■ Written task: Begin with the first line and repeat exactly through the line containing "import plotly.graph_objects as go"; leave every image out.
* Begin Data lines *
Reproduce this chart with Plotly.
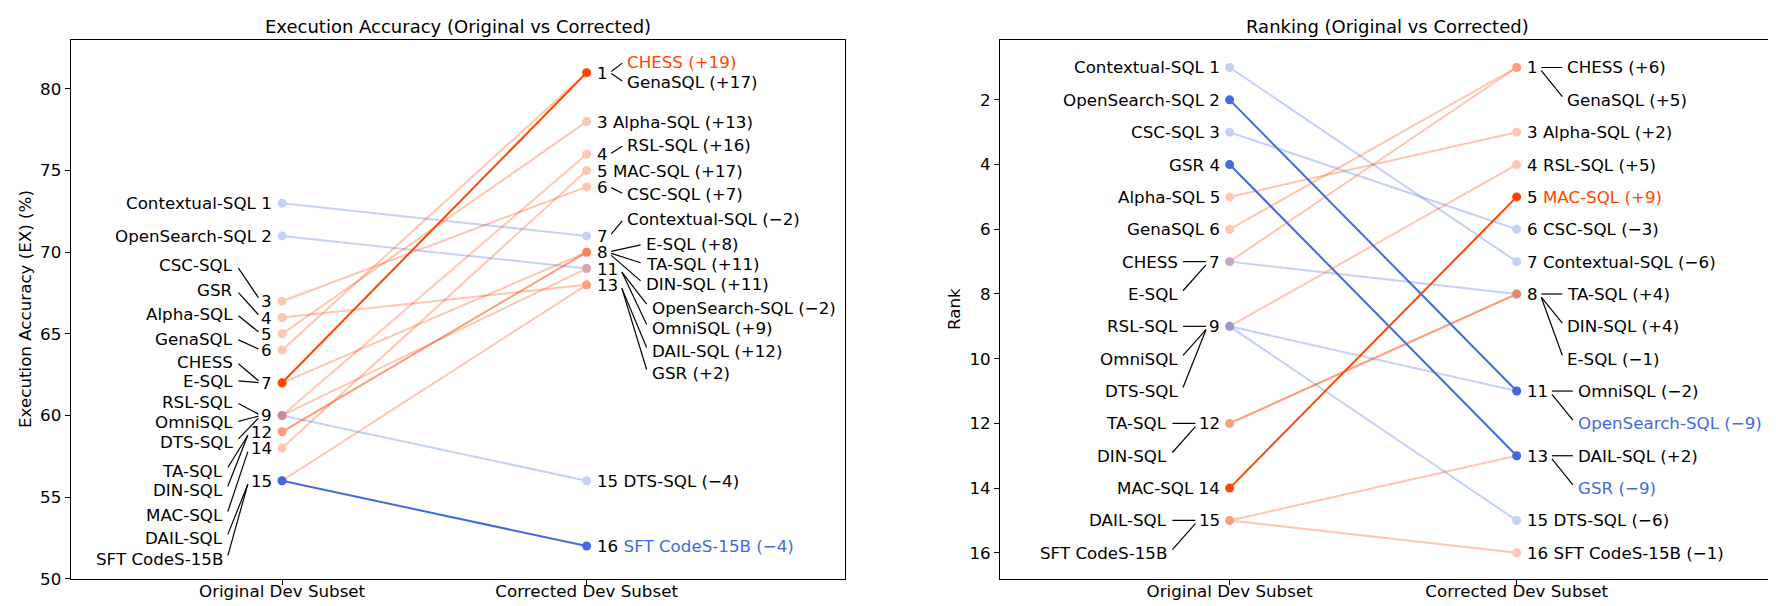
import plotly.graph_objects as go

models = ["Contextual-SQL", "OpenSearch-SQL", "CSC-SQL", "GSR", "Alpha-SQL", "GenaSQL", "CHESS", "E-SQL",
          "RSL-SQL", "OmniSQL", "DTS-SQL", "TA-SQL", "DIN-SQL", "MAC-SQL", "DAIL-SQL", "SFT CodeS-15B"]
ex_original = [73, 71, 67, 66, 65, 64, 62, 62, 60, 60, 60, 59, 59, 58, 56, 56]
ex_corrected = [71, 69, 74, 68, 78, 81, 81, 70, 76, 69, 56, 70, 70, 75, 68, 52]
rank_original = [1, 2, 3, 4, 5, 6, 7, 7, 9, 9, 9, 12, 12, 14, 15, 15]
rank_corrected = [7, 11, 6, 13, 3, 1, 1, 8, 4, 11, 15, 8, 8, 5, 13, 16]
# line colour used in the ranking panel (True = orange)
rank_up = [False, False, False, False, True, True, True, False,
           True, False, False, True, True, True, True, True]
highlight_ex = ["CHESS", "SFT CodeS-15B"]
highlight_rank = ["MAC-SQL", "OpenSearch-SQL", "GSR"]
x_labels = ["Original Dev Subset", "Corrected Dev Subset"]

# names pushed away from their points in the EX panel (label layout only)
ex_left_names = {"CSC-SQL": 69.24, "GSR": 67.7, "Alpha-SQL": 66.23, "GenaSQL": 64.7, "CHESS": 63.3,
                 "E-SQL": 62.13, "RSL-SQL": 60.82, "OmniSQL": 59.6, "DTS-SQL": 58.4, "TA-SQL": 56.6,
                 "DIN-SQL": 55.45, "MAC-SQL": 53.9, "DAIL-SQL": 52.5, "SFT CodeS-15B": 51.2}
ex_right_names = {"CHESS": (81.65, 40.6), "GenaSQL": (80.43, 40.6), "RSL-SQL": (76.55, 40.6),
                  "CSC-SQL": (73.57, 40.6), "Contextual-SQL": (72.03, 40.6), "E-SQL": (70.5, 59),
                  "TA-SQL": (69.28, 59), "DIN-SQL": (68.05, 59), "OpenSearch-SQL": (66.6, 65),
                  "OmniSQL": (65.36, 65), "DAIL-SQL": (63.95, 65), "GSR": (62.6, 65)}

UP, DOWN = "#FF4500", "#4169E1"
FONT = "DejaVu Sans"
FS = 16.7
DIGIT = 0.636 * FS
W, H = 1776, 606
TOP, BOTTOM = 32.0, 570.7

panels = [
    dict(xa="x", ya="y", px=(62.7, 836.6), xr=(-0.694, 1.847), yr=(50, 83)),
    dict(xa="x2", ya="y2", px=(992.0, 1767.0), xr=(-0.8, 1.9), yr=(16.8, 0.15)),
]


def to_px_x(p, v):
    return p["px"][0] + (v - p["xr"][0]) / (p["xr"][1] - p["xr"][0]) * (p["px"][1] - p["px"][0])


def from_px_x(p, px):
    return p["xr"][0] + (px - p["px"][0]) / (p["px"][1] - p["px"][0]) * (p["xr"][1] - p["xr"][0])


def to_px_y(p, v):
    lo, hi = p["yr"]
    return TOP + (hi - v) / (hi - lo) * (BOTTOM - TOP)


def from_px_y(p, py):
    lo, hi = p["yr"]
    return hi - (py - TOP) / (BOTTOM - TOP) * (hi - lo)


def fmt_delta(d):
    return f"({'+' if d > 0 else '−'}{abs(d)})"


annotations, shapes = [], []


def add_text(p, px, py, text, anchor, colour="black"):
    annotations.append(dict(xref=p["xa"], yref=p["ya"], x=from_px_x(p, px), y=from_px_y(p, py),
                            text=text, xanchor=anchor, yanchor="middle", showarrow=False,
                            borderpad=0, borderwidth=0,
                            font=dict(family=FONT, size=FS, color=colour)))


def add_leader(p, x0, y0, x1, y1):
    shapes.append(dict(type="line", xref=p["xa"], yref=p["ya"], layer="above",
                       x0=from_px_x(p, x0), y0=from_px_y(p, y0),
                       x1=from_px_x(p, x1), y1=from_px_y(p, y1),
                       line=dict(color="black", width=1.2)))


def label_side(p, side, values, numbers, texts, colours, placed):
    # placed: {model index: (name edge px, name centre px y)}
    mx = to_px_x(p, side)
    groups = {}
    for i, v in enumerate(values):
        groups.setdefault(v, []).append(i)
    anchor = "right" if side == 0 else "left"
    for v, idx in groups.items():
        my = to_px_y(p, v)
        num = str(numbers[idx[0]])
        num_edge = mx - 10 if side == 0 else mx + 10
        num_far = num_edge - len(num) * DIGIT if side == 0 else num_edge + len(num) * DIGIT
        if len(idx) == 1 and idx[0] not in placed:
            i = idx[0]
            if side == 0:
                txt = f"{texts[i]} {num}"
            else:
                name = texts[i] if colours[i] == "black" else f"<span style='color:{colours[i]}'>{texts[i]}</span>"
                txt = f"{num} {name}"
            add_text(p, num_edge, my, txt, anchor)
            continue
        add_text(p, num_edge, my, num, anchor)
        for i in idx:
            edge, ny = placed[i]
            add_text(p, edge, ny, texts[i], anchor, colours[i])
            sh = max(-3.5, min(3.5, (ny - my) * 0.1))
            if side == 0:
                add_leader(p, edge + 5, ny - sh, num_far - 3, my + sh)
            else:
                add_leader(p, num_far + 4, my + sh, edge - 5, ny - sh)


fig = go.Figure()

# ---- panel data
ex_delta = [c - o for o, c in zip(ex_original, ex_corrected)]
rank_delta = [o - c for o, c in zip(rank_original, rank_corrected)]
ex_col = [UP if d > 0 else DOWN for d in ex_delta]
rank_col = [UP if u else DOWN for u in rank_up]

for pi, (p, y0s, y1s, cols, hl) in enumerate([
        (panels[0], ex_original, ex_corrected, ex_col, highlight_ex),
        (panels[1], rank_original, rank_corrected, rank_col, highlight_rank)]):
    order = [i for i in range(len(models)) if models[i] not in hl] + \
            [i for i in range(len(models)) if models[i] in hl]
    for i in order:
        strong = models[i] in hl
        fig.add_trace(go.Scatter(
            x=[0, 1], y=[y0s[i], y1s[i]], mode="lines+markers", name=models[i],
            xaxis=p["xa"], yaxis=p["ya"], opacity=1.0 if strong else 0.3,
            line=dict(color=cols[i], width=2), marker=dict(color=cols[i], size=9),
            hoverinfo="skip", showlegend=False))

# ---- EX panel labels
p = panels[0]
mx0, mx1 = to_px_x(p, 0), to_px_x(p, 1)
placed = {}
for name, yv in ex_left_names.items():
    i = models.index(name)
    nd = len(str(rank_original[i]))
    placed[i] = (mx0 - 10 - nd * DIGIT - 28, to_px_y(p, yv))
label_side(p, 0, ex_original, rank_original, models, ["black"] * len(models), placed)

placed = {}
for name, (yv, dx) in ex_right_names.items():
    i = models.index(name)
    placed[i] = (mx1 + dx, to_px_y(p, yv))
ex_texts = [f"{m} {fmt_delta(d)}" for m, d in zip(models, ex_delta)]
ex_text_col = [ex_col[i] if models[i] in highlight_ex else "black" for i in range(len(models))]
label_side(p, 1, ex_corrected, rank_corrected, ex_texts, ex_text_col, placed)

# ---- ranking panel labels (stacked one rank apart, largest gain first)
p = panels[1]
for side, vals, gap in [(0, rank_original, 31), (1, rank_corrected, 30)]:
    mx = to_px_x(p, side)
    placed = {}
    groups = {}
    for i, v in enumerate(vals):
        groups.setdefault(v, []).append(i)
    for v, idx in groups.items():
        if len(idx) < 2:
            continue
        nd = len(str(v))
        for k, i in enumerate(sorted(idx, key=lambda j: -rank_delta[j])):
            edge = mx - 10 - nd * DIGIT - gap if side == 0 else mx + 10 + nd * DIGIT + gap
            placed[i] = (edge, to_px_y(p, v + k))
    if side == 0:
        label_side(p, 0, vals, vals, models, ["black"] * len(models), placed)
    else:
        rk_texts = [f"{m} {fmt_delta(d)}" for m, d in zip(models, rank_delta)]
        rk_col = [rank_col[i] if models[i] in highlight_rank else "black" for i in range(len(models))]
        label_side(p, 1, vals, vals, rk_texts, rk_col, placed)

# ---- titles and axis titles
mid_y = 1 - (TOP + BOTTOM) / 2 / H
for p, title, ylab, ylab_x in [(panels[0], "Execution Accuracy (Original vs Corrected)", "Execution Accuracy (EX) (%)", 17.6),
                               (panels[1], "Ranking (Original vs Corrected)", "Rank", 946.7)]:
    annotations.append(dict(xref="paper", yref="paper", x=(p["px"][0] + p["px"][1]) / 2 / W, y=1 - 18 / H,
                            text=title, showarrow=False, xanchor="center", yanchor="middle",
                            font=dict(family=FONT, size=18, color="black")))
    annotations.append(dict(xref="paper", yref="paper", x=ylab_x / W, y=mid_y, text=ylab, textangle=-90,
                            showarrow=False, xanchor="center", yanchor="middle",
                            font=dict(family=FONT, size=FS, color="black")))

axis_common = dict(showline=True, mirror=True, linecolor="black", linewidth=1.1, ticks="outside",
                   ticklen=5, tickwidth=1.1, tickcolor="black", showgrid=False, zeroline=False,
                   automargin=False, tickfont=dict(family=FONT, size=FS, color="black"))
ydom = [1 - BOTTOM / H, 1 - TOP / H]

fig.update_layout(
    width=W, height=H, margin=dict(l=0, r=0, t=0, b=0),
    paper_bgcolor="white", plot_bgcolor="white", showlegend=False,
    font=dict(family=FONT, size=FS, color="black"),
    xaxis=dict(domain=[panels[0]["px"][0] / W, panels[0]["px"][1] / W], range=list(panels[0]["xr"]),
               tickvals=[0, 1], ticktext=x_labels, anchor="y", ticklabelstandoff=-8, **axis_common),
    yaxis=dict(domain=ydom, range=list(panels[0]["yr"]), tickvals=list(range(50, 81, 5)), anchor="x", **axis_common),
    xaxis2=dict(domain=[panels[1]["px"][0] / W, panels[1]["px"][1] / W], range=list(panels[1]["xr"]),
                tickvals=[0, 1], ticktext=x_labels, anchor="y2", ticklabelstandoff=-8, **axis_common),
    yaxis2=dict(domain=ydom, range=list(panels[1]["yr"]), tickvals=list(range(2, 17, 2)), anchor="x2", **axis_common),
    annotations=annotations, shapes=shapes,
)

fig.write_html("out.html")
* End Data lines *
■ Completed task:
Reproduce this chart with Plotly.
import plotly.graph_objects as go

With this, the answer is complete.